Affiliation:
1. Language and Communication Centre Nanyang Technological University Singapore Singapore
Abstract
AbstractThe past decade or so saw a regional turn to modernist studies in Singapore. Numerous projects are mapping out the networks of institutions, artists, and writers that disseminated and reinvented Euro‐American modernism in Southeast Asia from the 1930s. While this networked approach enables the recovery of neglected modernists in the non‐West, particularly women, it is also too neatly aligned with Singapore's self‐branding as a global city and its ongoing accumulation of cultural capital. Related scholarship is circumscribed by a tension between a desire to diversify modernist studies and a narrow fixation on connecting Singapore‐based artists and writers to already established modernist networks.
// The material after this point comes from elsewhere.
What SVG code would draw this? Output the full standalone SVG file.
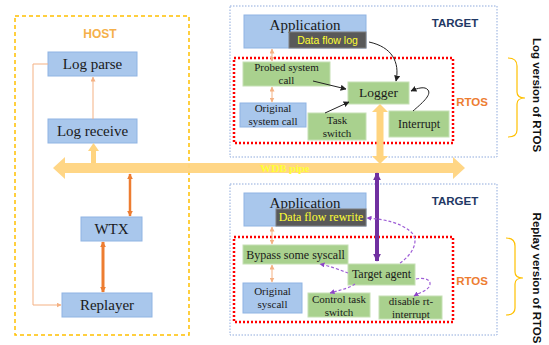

In the process, an implicit conception of modernity and modernism that privileges connectivity, mobility, and capital is installed. Consequently, inconvenient facets of regional art and literature, as well as intra‐regional connections, are overlooked. I examine how these dynamics play out in projects on the Nanyang artists and writers, a group of diasporic Chinese literati who worked in Southeast Asia following their exposure to Euro‐American modernism. In closing, I turn to emergent avenues of research which counteract the nationalist slant to the study of regional modernisms in Singapore.